I began by starting the anelletti boiling and turned on the oven to get hot and ready for baking.

Next, I got busy frying the eggplant slices in just a little olive oil with plenty of salt and pepper. After it had fried from each side for 1-2 minutes, I added a little splash of water to the frying pan and let it bubble and evaporate and steam away into the eggplant. It soon dries out, but it makes the eggplant cook quicker and saves you having to get it soaked in oil- don#t worry, it will brown nicely all the same! Only... don't let it get brown! Cook it just long enough for it to become soft and slightly golden and then set it to one side to cool.


 

After the pasta had boiled for 5 minutes, I added the beans, let them boil together for 2 minutes, turned off the stove and let them then sit and finish cooking in the residual heat for a further couple of minutes.

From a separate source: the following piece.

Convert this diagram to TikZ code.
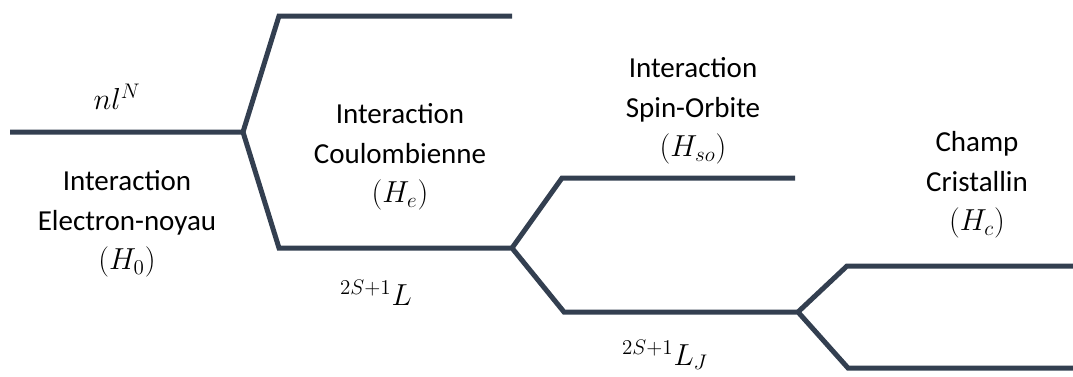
\documentclass[tikz,border=0pt]{standalone}
\usepackage{fontspec}
\setmainfont{Carlito}
\usepackage{tikz}

\begin{document}
\begin{tikzpicture}[x=0.02cm, y=-0.02cm,
  niveau/.style={draw=colLigne, line width=0.1cm},
  etiq/.style={align=center, font=\fontsize{16.5}{22.5}\selectfont, inner sep=0pt}]

% Couleurs
\definecolor{colLigne}{HTML}{333F50}

\useasboundingbox (0,0) rectangle (1073,376);

% Points des niveaux
\coordinate (nA) at (10,132);
\coordinate (sA) at (243,132);
\coordinate (cB1) at (279,16);
\coordinate (eB1) at (512,16);
\coordinate (cB2) at (279,248);
\coordinate (sB) at (512,248);
\coordinate (cC1) at (562,178);
\coordinate (eC1) at (795,178);
\coordinate (cC2) at (564,312);
\coordinate (sC) at (798,312);
\coordinate (cD1) at (847,266);
\coordinate (eD1) at (1073,266);
\coordinate (cD2) at (848,368);
\coordinate (eD2) at (1073,368);

% Niveaux
\draw[niveau] (nA) -- (sA) -- (cB2) -- (sB) -- (cC2) -- (sC) -- (cD2) -- (eD2);
\draw[niveau] (sA) -- (cB1) -- (eB1);
\draw[niveau] (sB) -- (cC1) -- (eC1);
\draw[niveau] (sC) -- (cD1) -- (eD1);

% Configurations
\node[etiq] (nlN) at (117,97) {$nl^N$};
\node[etiq] (L) at (376,293) {${}^{2S+1}L$};
\node[etiq] (LJ) at (665,355) {${}^{2S+1}L_J$};

% Interactions
\node[etiq] (H0) at (127,224) {Interaction\\Electron-noyau\\$(H_0)$};
\node[etiq] (He) at (400,157) {Interaction\\Coulombienne\\$(H_e)$};
\node[etiq] (Hso) at (693,111) {Interaction\\Spin-Orbite\\$(H_{so})$};
\node[etiq] (Hc) at (977,185) {Champ\\Cristallin\\$(H_c)$};

\end{tikzpicture}
\end{document}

In the meantime, having removed the eggplant from the frying pan, I then added the tomatoes and onion, a little chopped basil, salt, pepper and a little olive oil and fried them until the onion became translucent.


 

I then chopped up a couple of the slices of eggplant and added them to the tomatoes, stir-frying everything together until the tomatoes began to darken and gain some good color.

 

And then I added the pasta and beans, along with a little of the water that they had been boiling in.

 

I stirred everything together well and kept on cooking at a high temperature for 2-3 minutes, until it all became nicely amalgamated, then took it off the heat to cool whilst I prepared the ricotta-egg mix.

 

The 2 tablespoons of ricotta went into a bowl along with the egg and a good pinch of salt, pepper and nutmeg, I whisked everything together until it was nice and smooth with a fork and then got ready to assemble my "timballo".

 

I greased and sprinkled a small baking dish with olive oil and bread crumbs and then laid out a few slices of eggplant to line the sides. I added a few extra sprinkles, just in case, to help soak up any excess liquid that may have build up during baking.

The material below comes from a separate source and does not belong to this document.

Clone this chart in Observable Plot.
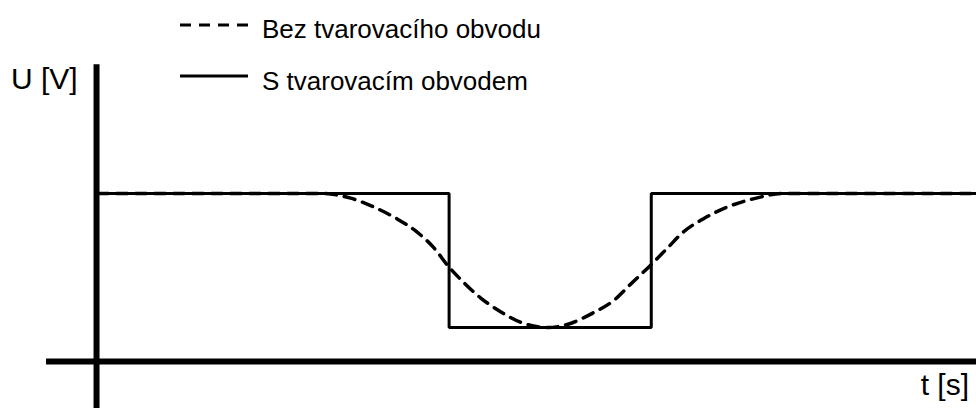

By now, the anelletti were nice and cool, so I spooned them into a bowl where I could add the ricotta "cream".


In it went, along with a good pinch of finely chopped parsley and a little more salt, pepper and nutmeg... we do want this to be nice and tasty after all!

 

And then of course, into the baking dish it went! Make sure your bowl is not too large as you need to fill it to the brim in order to be able to turn it out successfully!

 

The final touch is a nice layer of bread crumbs, which will make a nice crispy base once you turn the finished timballo out at the end. Add a light drizzle of olive oil, cover with foil and bake for 40 minutes at 180°C, then remove the foil and continue baking for a further 5-10 minutes or so until the bread crumbs become crispy and golden brown.

 

Allow to cool for 4-5 minutes after taking it out of the oven, then place a plate on top and turn it upside-down... wait a minute... then remove the baking dish- and if you are lucky- there it will be, all in one piece! So remember- oil that dish and add plenty of bread crumbs!

 

And then simply enjoy! And let me tell you now... if you do make this... you WILL enjoy it! Word!